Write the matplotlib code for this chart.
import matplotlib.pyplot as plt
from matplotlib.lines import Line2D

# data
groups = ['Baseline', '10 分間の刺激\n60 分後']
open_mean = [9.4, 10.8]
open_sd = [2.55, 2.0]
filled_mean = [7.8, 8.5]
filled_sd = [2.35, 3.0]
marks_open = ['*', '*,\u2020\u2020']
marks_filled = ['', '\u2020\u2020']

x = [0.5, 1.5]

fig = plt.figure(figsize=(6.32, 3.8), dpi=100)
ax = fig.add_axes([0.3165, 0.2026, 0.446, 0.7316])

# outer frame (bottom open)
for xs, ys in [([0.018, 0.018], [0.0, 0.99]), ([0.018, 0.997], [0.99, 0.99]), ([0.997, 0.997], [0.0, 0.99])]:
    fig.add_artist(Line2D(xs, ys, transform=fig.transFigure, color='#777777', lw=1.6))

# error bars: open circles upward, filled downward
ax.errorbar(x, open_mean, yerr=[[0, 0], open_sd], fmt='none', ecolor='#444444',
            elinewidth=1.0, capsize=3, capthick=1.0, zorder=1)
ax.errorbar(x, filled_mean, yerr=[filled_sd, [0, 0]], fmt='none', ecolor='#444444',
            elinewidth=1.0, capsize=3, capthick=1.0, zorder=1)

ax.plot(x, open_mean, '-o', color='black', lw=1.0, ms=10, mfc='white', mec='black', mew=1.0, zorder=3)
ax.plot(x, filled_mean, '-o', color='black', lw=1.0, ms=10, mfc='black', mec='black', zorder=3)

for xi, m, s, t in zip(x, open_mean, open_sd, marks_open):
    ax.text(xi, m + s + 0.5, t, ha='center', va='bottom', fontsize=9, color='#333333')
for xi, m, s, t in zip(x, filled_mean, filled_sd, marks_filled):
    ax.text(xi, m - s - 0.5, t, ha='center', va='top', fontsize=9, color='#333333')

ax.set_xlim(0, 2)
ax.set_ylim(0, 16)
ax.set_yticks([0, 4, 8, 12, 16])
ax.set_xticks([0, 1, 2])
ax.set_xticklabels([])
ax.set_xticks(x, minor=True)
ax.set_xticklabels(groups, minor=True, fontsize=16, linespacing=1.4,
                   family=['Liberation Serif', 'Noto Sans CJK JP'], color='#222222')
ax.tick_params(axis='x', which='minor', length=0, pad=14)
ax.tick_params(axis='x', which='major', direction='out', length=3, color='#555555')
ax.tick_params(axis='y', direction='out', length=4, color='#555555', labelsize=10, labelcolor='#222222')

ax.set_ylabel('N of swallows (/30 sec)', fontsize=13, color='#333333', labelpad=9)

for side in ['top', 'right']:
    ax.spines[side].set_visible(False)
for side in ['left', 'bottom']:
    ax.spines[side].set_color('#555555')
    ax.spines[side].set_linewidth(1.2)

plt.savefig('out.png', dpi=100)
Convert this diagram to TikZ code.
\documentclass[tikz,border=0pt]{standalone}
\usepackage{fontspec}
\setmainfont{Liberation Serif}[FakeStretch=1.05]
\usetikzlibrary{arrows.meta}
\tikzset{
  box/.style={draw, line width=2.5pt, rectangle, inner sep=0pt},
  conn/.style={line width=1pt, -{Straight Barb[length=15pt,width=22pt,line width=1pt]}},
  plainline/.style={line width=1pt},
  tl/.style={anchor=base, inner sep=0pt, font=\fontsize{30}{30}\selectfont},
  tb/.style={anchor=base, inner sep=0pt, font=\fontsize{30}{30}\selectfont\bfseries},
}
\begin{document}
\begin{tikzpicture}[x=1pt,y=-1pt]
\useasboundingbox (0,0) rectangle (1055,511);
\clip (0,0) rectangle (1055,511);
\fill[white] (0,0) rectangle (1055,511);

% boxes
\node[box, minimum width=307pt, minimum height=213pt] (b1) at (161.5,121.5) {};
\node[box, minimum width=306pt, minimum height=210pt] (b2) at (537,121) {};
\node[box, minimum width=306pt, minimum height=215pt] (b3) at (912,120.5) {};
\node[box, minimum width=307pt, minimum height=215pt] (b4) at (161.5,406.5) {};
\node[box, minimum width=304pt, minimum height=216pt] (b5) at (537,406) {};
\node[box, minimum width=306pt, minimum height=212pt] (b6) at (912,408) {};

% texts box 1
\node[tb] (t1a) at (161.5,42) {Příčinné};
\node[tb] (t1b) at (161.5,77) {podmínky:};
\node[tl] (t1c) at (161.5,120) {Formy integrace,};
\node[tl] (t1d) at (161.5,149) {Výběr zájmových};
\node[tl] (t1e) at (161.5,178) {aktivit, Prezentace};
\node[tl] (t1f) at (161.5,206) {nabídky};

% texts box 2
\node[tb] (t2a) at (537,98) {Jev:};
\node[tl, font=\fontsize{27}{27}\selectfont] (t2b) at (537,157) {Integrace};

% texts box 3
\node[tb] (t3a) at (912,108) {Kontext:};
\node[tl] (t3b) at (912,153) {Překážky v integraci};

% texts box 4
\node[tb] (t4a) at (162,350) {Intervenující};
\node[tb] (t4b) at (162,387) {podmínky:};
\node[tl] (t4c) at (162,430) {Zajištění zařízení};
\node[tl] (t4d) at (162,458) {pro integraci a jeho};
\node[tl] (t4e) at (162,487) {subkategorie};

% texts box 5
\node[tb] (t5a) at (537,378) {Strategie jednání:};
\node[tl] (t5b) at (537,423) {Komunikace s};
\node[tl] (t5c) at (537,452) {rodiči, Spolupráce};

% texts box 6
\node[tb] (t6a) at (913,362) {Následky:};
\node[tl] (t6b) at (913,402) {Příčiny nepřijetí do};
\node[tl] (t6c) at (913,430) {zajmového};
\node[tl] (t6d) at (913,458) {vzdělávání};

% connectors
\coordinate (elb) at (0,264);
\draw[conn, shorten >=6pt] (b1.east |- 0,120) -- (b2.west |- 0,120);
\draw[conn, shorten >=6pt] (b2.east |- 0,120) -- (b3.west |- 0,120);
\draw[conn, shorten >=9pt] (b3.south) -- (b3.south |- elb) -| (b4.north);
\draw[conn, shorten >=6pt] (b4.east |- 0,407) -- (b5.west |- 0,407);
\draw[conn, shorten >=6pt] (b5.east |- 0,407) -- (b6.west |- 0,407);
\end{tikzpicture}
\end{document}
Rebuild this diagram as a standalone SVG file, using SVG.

━━━━━━━━━━

**Task to complete:**
Reproduce each line of the material above precisely.

**Answer below:**
Write the matplotlib code for this chart.
import matplotlib.pyplot as plt
from matplotlib.lines import Line2D

# data
groups = ['Baseline', '10 分間の刺激\n60 分後']
open_mean = [9.4, 10.8]
open_sd = [2.55, 2.0]
filled_mean = [7.8, 8.5]
filled_sd = [2.35, 3.0]
marks_open = ['*', '*,\u2020\u2020']
marks_filled = ['', '\u2020\u2020']

x = [0.5, 1.5]

fig = plt.figure(figsize=(6.32, 3.8), dpi=100)
ax = fig.add_axes([0.3165, 0.2026, 0.446, 0.7316])

# outer frame (bottom open)
for xs, ys in [([0.018, 0.018], [0.0, 0.99]), ([0.018, 0.997], [0.99, 0.99]), ([0.997, 0.997], [0.0, 0.99])]:
    fig.add_artist(Line2D(xs, ys, transform=fig.transFigure, color='#777777', lw=1.6))

# error bars: open circles upward, filled downward
ax.errorbar(x, open_mean, yerr=[[0, 0], open_sd], fmt='none', ecolor='#444444',
            elinewidth=1.0, capsize=3, capthick=1.0, zorder=1)
ax.errorbar(x, filled_mean, yerr=[filled_sd, [0, 0]], fmt='none', ecolor='#444444',
            elinewidth=1.0, capsize=3, capthick=1.0, zorder=1)

ax.plot(x, open_mean, '-o', color='black', lw=1.0, ms=10, mfc='white', mec='black', mew=1.0, zorder=3)
ax.plot(x, filled_mean, '-o', color='black', lw=1.0, ms=10, mfc='black', mec='black', zorder=3)

for xi, m, s, t in zip(x, open_mean, open_sd, marks_open):
    ax.text(xi, m + s + 0.5, t, ha='center', va='bottom', fontsize=9, color='#333333')
for xi, m, s, t in zip(x, filled_mean, filled_sd, marks_filled):
    ax.text(xi, m - s - 0.5, t, ha='center', va='top', fontsize=9, color='#333333')

ax.set_xlim(0, 2)
ax.set_ylim(0, 16)
ax.set_yticks([0, 4, 8, 12, 16])
ax.set_xticks([0, 1, 2])
ax.set_xticklabels([])
ax.set_xticks(x, minor=True)
ax.set_xticklabels(groups, minor=True, fontsize=16, linespacing=1.4,
                   family=['Liberation Serif', 'Noto Sans CJK JP'], color='#222222')
ax.tick_params(axis='x', which='minor', length=0, pad=14)
ax.tick_params(axis='x', which='major', direction='out', length=3, color='#555555')
ax.tick_params(axis='y', direction='out', length=4, color='#555555', labelsize=10, labelcolor='#222222')

ax.set_ylabel('N of swallows (/30 sec)', fontsize=13, color='#333333', labelpad=9)

for side in ['top', 'right']:
    ax.spines[side].set_visible(False)
for side in ['left', 'bottom']:
    ax.spines[side].set_color('#555555')
    ax.spines[side].set_linewidth(1.2)

plt.savefig('out.png', dpi=100)
Convert this diagram to TikZ code.
\documentclass[tikz,border=0pt]{standalone}
\usepackage{fontspec}
\setmainfont{Liberation Serif}[FakeStretch=1.05]
\usetikzlibrary{arrows.meta}
\tikzset{
  box/.style={draw, line width=2.5pt, rectangle, inner sep=0pt},
  conn/.style={line width=1pt, -{Straight Barb[length=15pt,width=22pt,line width=1pt]}},
  plainline/.style={line width=1pt},
  tl/.style={anchor=base, inner sep=0pt, font=\fontsize{30}{30}\selectfont},
  tb/.style={anchor=base, inner sep=0pt, font=\fontsize{30}{30}\selectfont\bfseries},
}
\begin{document}
\begin{tikzpicture}[x=1pt,y=-1pt]
\useasboundingbox (0,0) rectangle (1055,511);
\clip (0,0) rectangle (1055,511);
\fill[white] (0,0) rectangle (1055,511);

% boxes
\node[box, minimum width=307pt, minimum height=213pt] (b1) at (161.5,121.5) {};
\node[box, minimum width=306pt, minimum height=210pt] (b2) at (537,121) {};
\node[box, minimum width=306pt, minimum height=215pt] (b3) at (912,120.5) {};
\node[box, minimum width=307pt, minimum height=215pt] (b4) at (161.5,406.5) {};
\node[box, minimum width=304pt, minimum height=216pt] (b5) at (537,406) {};
\node[box, minimum width=306pt, minimum height=212pt] (b6) at (912,408) {};

% texts box 1
\node[tb] (t1a) at (161.5,42) {Příčinné};
\node[tb] (t1b) at (161.5,77) {podmínky:};
\node[tl] (t1c) at (161.5,120) {Formy integrace,};
\node[tl] (t1d) at (161.5,149) {Výběr zájmových};
\node[tl] (t1e) at (161.5,178) {aktivit, Prezentace};
\node[tl] (t1f) at (161.5,206) {nabídky};

% texts box 2
\node[tb] (t2a) at (537,98) {Jev:};
\node[tl, font=\fontsize{27}{27}\selectfont] (t2b) at (537,157) {Integrace};

% texts box 3
\node[tb] (t3a) at (912,108) {Kontext:};
\node[tl] (t3b) at (912,153) {Překážky v integraci};

% texts box 4
\node[tb] (t4a) at (162,350) {Intervenující};
\node[tb] (t4b) at (162,387) {podmínky:};
\node[tl] (t4c) at (162,430) {Zajištění zařízení};
\node[tl] (t4d) at (162,458) {pro integraci a jeho};
\node[tl] (t4e) at (162,487) {subkategorie};

% texts box 5
\node[tb] (t5a) at (537,378) {Strategie jednání:};
\node[tl] (t5b) at (537,423) {Komunikace s};
\node[tl] (t5c) at (537,452) {rodiči, Spolupráce};

% texts box 6
\node[tb] (t6a) at (913,362) {Následky:};
\node[tl] (t6b) at (913,402) {Příčiny nepřijetí do};
\node[tl] (t6c) at (913,430) {zajmového};
\node[tl] (t6d) at (913,458) {vzdělávání};

% connectors
\coordinate (elb) at (0,264);
\draw[conn, shorten >=6pt] (b1.east |- 0,120) -- (b2.west |- 0,120);
\draw[conn, shorten >=6pt] (b2.east |- 0,120) -- (b3.west |- 0,120);
\draw[conn, shorten >=9pt] (b3.south) -- (b3.south |- elb) -| (b4.north);
\draw[conn, shorten >=6pt] (b4.east |- 0,407) -- (b5.west |- 0,407);
\draw[conn, shorten >=6pt] (b5.east |- 0,407) -- (b6.west |- 0,407);
\end{tikzpicture}
\end{document}
Rebuild this diagram as a standalone SVG file, using SVG.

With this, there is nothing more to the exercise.